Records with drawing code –
════════════════
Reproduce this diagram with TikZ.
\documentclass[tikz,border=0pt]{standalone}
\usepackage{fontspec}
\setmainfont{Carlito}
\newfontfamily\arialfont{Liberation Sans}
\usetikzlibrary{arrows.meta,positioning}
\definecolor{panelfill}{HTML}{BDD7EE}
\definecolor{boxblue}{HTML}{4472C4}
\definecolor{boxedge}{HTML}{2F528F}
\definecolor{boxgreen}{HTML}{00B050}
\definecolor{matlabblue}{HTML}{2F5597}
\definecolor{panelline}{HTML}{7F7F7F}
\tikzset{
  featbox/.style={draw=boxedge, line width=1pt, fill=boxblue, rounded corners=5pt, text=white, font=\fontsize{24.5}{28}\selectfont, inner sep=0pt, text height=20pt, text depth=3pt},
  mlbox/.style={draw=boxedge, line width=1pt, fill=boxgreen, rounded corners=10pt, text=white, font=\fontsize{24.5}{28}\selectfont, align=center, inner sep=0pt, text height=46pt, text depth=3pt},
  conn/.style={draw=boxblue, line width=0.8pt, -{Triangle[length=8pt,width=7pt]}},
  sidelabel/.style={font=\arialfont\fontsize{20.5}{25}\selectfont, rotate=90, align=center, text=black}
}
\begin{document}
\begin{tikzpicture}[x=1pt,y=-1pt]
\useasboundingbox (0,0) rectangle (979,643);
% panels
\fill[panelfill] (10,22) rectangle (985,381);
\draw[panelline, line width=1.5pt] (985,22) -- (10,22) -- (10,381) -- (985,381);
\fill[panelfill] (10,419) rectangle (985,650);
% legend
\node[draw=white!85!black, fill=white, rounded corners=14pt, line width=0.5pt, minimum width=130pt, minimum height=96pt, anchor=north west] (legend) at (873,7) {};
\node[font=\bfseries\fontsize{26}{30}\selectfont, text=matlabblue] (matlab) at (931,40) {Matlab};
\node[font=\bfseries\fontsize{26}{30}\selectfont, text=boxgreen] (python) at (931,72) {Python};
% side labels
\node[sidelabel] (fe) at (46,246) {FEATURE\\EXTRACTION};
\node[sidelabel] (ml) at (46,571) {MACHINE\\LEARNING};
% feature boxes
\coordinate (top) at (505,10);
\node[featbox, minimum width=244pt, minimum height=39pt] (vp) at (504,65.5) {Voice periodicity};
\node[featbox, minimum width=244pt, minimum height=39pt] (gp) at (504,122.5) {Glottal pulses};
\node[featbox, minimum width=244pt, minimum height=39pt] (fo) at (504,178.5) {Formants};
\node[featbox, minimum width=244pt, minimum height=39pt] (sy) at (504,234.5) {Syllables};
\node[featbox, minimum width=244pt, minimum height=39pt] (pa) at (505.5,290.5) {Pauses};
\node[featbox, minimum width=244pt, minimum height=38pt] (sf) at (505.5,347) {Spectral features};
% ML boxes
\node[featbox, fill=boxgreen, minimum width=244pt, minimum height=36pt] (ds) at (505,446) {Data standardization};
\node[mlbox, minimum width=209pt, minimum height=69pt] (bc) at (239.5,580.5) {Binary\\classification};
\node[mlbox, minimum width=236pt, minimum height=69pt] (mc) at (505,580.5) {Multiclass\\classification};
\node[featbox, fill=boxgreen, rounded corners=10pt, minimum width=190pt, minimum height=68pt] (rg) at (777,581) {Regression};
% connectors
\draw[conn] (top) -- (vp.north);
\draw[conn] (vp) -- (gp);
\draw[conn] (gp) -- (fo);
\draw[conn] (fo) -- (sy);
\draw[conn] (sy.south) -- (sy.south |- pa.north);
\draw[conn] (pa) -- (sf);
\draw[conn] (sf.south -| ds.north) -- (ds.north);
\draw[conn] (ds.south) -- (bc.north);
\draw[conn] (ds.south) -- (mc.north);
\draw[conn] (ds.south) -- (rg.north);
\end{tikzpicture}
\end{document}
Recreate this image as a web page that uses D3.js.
════════════════
Aim of the task – Reproduce each record exactly as it appears.

Problem solution –
Reproduce this diagram with TikZ.
\documentclass[tikz,border=0pt]{standalone}
\usepackage{fontspec}
\setmainfont{Carlito}
\newfontfamily\arialfont{Liberation Sans}
\usetikzlibrary{arrows.meta,positioning}
\definecolor{panelfill}{HTML}{BDD7EE}
\definecolor{boxblue}{HTML}{4472C4}
\definecolor{boxedge}{HTML}{2F528F}
\definecolor{boxgreen}{HTML}{00B050}
\definecolor{matlabblue}{HTML}{2F5597}
\definecolor{panelline}{HTML}{7F7F7F}
\tikzset{
  featbox/.style={draw=boxedge, line width=1pt, fill=boxblue, rounded corners=5pt, text=white, font=\fontsize{24.5}{28}\selectfont, inner sep=0pt, text height=20pt, text depth=3pt},
  mlbox/.style={draw=boxedge, line width=1pt, fill=boxgreen, rounded corners=10pt, text=white, font=\fontsize{24.5}{28}\selectfont, align=center, inner sep=0pt, text height=46pt, text depth=3pt},
  conn/.style={draw=boxblue, line width=0.8pt, -{Triangle[length=8pt,width=7pt]}},
  sidelabel/.style={font=\arialfont\fontsize{20.5}{25}\selectfont, rotate=90, align=center, text=black}
}
\begin{document}
\begin{tikzpicture}[x=1pt,y=-1pt]
\useasboundingbox (0,0) rectangle (979,643);
% panels
\fill[panelfill] (10,22) rectangle (985,381);
\draw[panelline, line width=1.5pt] (985,22) -- (10,22) -- (10,381) -- (985,381);
\fill[panelfill] (10,419) rectangle (985,650);
% legend
\node[draw=white!85!black, fill=white, rounded corners=14pt, line width=0.5pt, minimum width=130pt, minimum height=96pt, anchor=north west] (legend) at (873,7) {};
\node[font=\bfseries\fontsize{26}{30}\selectfont, text=matlabblue] (matlab) at (931,40) {Matlab};
\node[font=\bfseries\fontsize{26}{30}\selectfont, text=boxgreen] (python) at (931,72) {Python};
% side labels
\node[sidelabel] (fe) at (46,246) {FEATURE\\EXTRACTION};
\node[sidelabel] (ml) at (46,571) {MACHINE\\LEARNING};
% feature boxes
\coordinate (top) at (505,10);
\node[featbox, minimum width=244pt, minimum height=39pt] (vp) at (504,65.5) {Voice periodicity};
\node[featbox, minimum width=244pt, minimum height=39pt] (gp) at (504,122.5) {Glottal pulses};
\node[featbox, minimum width=244pt, minimum height=39pt] (fo) at (504,178.5) {Formants};
\node[featbox, minimum width=244pt, minimum height=39pt] (sy) at (504,234.5) {Syllables};
\node[featbox, minimum width=244pt, minimum height=39pt] (pa) at (505.5,290.5) {Pauses};
\node[featbox, minimum width=244pt, minimum height=38pt] (sf) at (505.5,347) {Spectral features};
% ML boxes
\node[featbox, fill=boxgreen, minimum width=244pt, minimum height=36pt] (ds) at (505,446) {Data standardization};
\node[mlbox, minimum width=209pt, minimum height=69pt] (bc) at (239.5,580.5) {Binary\\classification};
\node[mlbox, minimum width=236pt, minimum height=69pt] (mc) at (505,580.5) {Multiclass\\classification};
\node[featbox, fill=boxgreen, rounded corners=10pt, minimum width=190pt, minimum height=68pt] (rg) at (777,581) {Regression};
% connectors
\draw[conn] (top) -- (vp.north);
\draw[conn] (vp) -- (gp);
\draw[conn] (gp) -- (fo);
\draw[conn] (fo) -- (sy);
\draw[conn] (sy.south) -- (sy.south |- pa.north);
\draw[conn] (pa) -- (sf);
\draw[conn] (sf.south -| ds.north) -- (ds.north);
\draw[conn] (ds.south) -- (bc.north);
\draw[conn] (ds.south) -- (mc.north);
\draw[conn] (ds.south) -- (rg.north);
\end{tikzpicture}
\end{document}
Recreate this image as a web page that uses D3.js.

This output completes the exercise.